--- Task objective ---
From the first line of the listing below to the line with "(15,17) rectangle (1116,650);", print each line exactly, and nothing more. Leave out the pictures.
--- start Recorded data ---
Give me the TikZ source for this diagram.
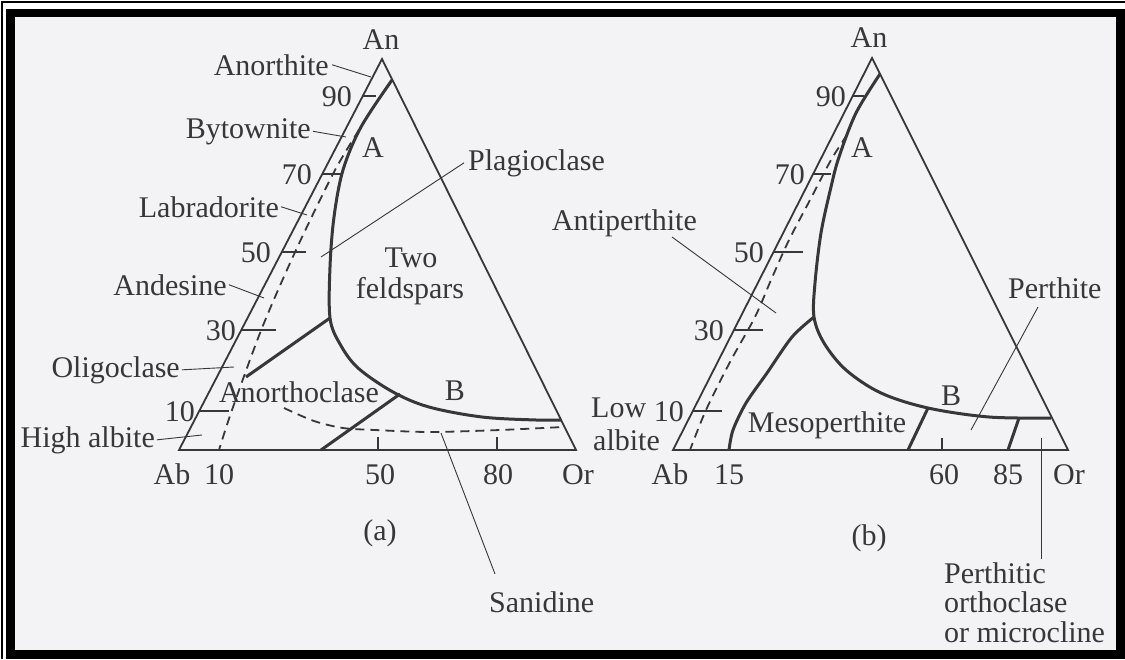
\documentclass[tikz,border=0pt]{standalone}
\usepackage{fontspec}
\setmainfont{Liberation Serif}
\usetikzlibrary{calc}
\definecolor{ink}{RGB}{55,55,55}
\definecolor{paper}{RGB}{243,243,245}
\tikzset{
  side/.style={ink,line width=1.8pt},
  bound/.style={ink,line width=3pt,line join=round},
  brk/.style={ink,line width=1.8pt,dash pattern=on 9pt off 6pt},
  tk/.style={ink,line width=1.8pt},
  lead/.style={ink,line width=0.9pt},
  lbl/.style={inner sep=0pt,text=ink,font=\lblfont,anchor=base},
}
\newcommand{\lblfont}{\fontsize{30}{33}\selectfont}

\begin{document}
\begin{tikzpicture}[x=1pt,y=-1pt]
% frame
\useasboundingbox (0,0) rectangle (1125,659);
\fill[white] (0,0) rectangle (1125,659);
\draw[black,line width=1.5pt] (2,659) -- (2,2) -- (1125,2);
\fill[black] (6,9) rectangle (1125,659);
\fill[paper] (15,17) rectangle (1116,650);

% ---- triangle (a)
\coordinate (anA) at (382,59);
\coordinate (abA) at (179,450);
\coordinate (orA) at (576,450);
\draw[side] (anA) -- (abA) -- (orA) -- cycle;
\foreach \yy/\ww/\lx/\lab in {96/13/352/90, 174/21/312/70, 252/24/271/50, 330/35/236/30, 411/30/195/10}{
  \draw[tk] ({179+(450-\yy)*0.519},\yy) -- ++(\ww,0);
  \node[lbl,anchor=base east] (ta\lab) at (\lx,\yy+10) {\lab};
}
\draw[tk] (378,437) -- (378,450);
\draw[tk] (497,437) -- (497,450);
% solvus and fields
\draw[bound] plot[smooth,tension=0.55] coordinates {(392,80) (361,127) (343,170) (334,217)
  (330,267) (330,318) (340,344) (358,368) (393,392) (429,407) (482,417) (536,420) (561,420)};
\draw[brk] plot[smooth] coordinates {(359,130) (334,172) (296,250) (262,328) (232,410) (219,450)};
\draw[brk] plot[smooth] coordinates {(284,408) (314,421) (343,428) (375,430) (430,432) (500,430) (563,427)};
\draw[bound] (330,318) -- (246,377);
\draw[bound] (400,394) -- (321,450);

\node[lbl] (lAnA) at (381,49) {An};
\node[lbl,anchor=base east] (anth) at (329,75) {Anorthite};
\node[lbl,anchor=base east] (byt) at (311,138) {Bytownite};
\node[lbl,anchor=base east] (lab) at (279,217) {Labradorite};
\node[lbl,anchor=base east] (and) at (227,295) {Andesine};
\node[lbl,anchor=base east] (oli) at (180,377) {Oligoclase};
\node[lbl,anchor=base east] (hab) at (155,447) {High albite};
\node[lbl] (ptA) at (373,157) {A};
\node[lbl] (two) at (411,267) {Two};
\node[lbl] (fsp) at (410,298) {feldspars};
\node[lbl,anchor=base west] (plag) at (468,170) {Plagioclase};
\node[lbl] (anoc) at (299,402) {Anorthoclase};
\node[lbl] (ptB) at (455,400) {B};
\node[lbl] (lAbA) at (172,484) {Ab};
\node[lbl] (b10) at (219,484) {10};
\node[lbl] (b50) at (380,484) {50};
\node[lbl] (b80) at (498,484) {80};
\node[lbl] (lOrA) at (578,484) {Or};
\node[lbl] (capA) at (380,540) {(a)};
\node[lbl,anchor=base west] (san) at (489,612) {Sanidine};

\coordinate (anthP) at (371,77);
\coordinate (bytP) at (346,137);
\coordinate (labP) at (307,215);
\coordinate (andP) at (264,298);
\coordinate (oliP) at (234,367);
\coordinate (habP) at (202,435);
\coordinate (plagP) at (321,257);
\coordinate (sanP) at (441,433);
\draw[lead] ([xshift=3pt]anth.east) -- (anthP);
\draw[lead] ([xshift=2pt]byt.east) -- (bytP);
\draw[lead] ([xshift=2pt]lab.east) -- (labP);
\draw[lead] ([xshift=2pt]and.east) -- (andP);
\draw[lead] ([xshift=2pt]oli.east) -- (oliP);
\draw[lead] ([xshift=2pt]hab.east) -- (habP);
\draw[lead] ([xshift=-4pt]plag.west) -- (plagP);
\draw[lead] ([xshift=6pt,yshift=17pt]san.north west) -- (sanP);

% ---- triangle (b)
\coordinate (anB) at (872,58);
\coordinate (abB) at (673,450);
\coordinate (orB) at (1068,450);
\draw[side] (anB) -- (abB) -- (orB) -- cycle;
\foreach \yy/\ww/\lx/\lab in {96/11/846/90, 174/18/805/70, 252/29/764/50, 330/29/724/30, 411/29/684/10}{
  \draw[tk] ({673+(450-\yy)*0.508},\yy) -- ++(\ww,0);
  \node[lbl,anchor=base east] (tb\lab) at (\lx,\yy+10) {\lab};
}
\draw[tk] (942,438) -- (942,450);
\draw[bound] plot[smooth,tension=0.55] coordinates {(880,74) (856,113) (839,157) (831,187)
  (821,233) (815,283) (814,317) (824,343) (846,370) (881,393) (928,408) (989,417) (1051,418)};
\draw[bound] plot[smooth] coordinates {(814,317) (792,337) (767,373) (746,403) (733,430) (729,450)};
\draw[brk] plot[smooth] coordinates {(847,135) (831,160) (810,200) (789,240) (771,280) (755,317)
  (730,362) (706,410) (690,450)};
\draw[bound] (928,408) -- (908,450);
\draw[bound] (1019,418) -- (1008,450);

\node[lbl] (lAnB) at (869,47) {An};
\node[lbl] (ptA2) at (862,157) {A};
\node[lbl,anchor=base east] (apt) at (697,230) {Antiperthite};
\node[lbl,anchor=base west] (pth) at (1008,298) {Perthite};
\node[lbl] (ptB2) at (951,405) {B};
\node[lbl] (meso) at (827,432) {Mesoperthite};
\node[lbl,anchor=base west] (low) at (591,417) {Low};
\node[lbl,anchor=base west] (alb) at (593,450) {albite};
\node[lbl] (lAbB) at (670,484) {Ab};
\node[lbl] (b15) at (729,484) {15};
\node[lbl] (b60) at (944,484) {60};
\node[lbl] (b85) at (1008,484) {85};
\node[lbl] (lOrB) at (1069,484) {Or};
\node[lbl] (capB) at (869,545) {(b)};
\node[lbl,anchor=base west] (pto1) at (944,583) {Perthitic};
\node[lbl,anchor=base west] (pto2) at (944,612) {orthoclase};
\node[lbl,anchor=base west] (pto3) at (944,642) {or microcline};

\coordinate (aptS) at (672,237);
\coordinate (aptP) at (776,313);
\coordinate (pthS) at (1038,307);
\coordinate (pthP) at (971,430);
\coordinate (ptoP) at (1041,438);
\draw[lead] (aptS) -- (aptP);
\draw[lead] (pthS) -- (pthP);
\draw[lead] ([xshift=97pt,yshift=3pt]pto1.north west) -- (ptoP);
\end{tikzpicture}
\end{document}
--- end Recorded data ---
--- Answer for the task ---
Give me the TikZ source for this diagram.
\documentclass[tikz,border=0pt]{standalone}
\usepackage{fontspec}
\setmainfont{Liberation Serif}
\usetikzlibrary{calc}
\definecolor{ink}{RGB}{55,55,55}
\definecolor{paper}{RGB}{243,243,245}
\tikzset{
  side/.style={ink,line width=1.8pt},
  bound/.style={ink,line width=3pt,line join=round},
  brk/.style={ink,line width=1.8pt,dash pattern=on 9pt off 6pt},
  tk/.style={ink,line width=1.8pt},
  lead/.style={ink,line width=0.9pt},
  lbl/.style={inner sep=0pt,text=ink,font=\lblfont,anchor=base},
}
\newcommand{\lblfont}{\fontsize{30}{33}\selectfont}

\begin{document}
\begin{tikzpicture}[x=1pt,y=-1pt]
% frame
\useasboundingbox (0,0) rectangle (1125,659);
\fill[white] (0,0) rectangle (1125,659);
\draw[black,line width=1.5pt] (2,659) -- (2,2) -- (1125,2);
\fill[black] (6,9) rectangle (1125,659);
\fill[paper] (15,17) rectangle (1116,650);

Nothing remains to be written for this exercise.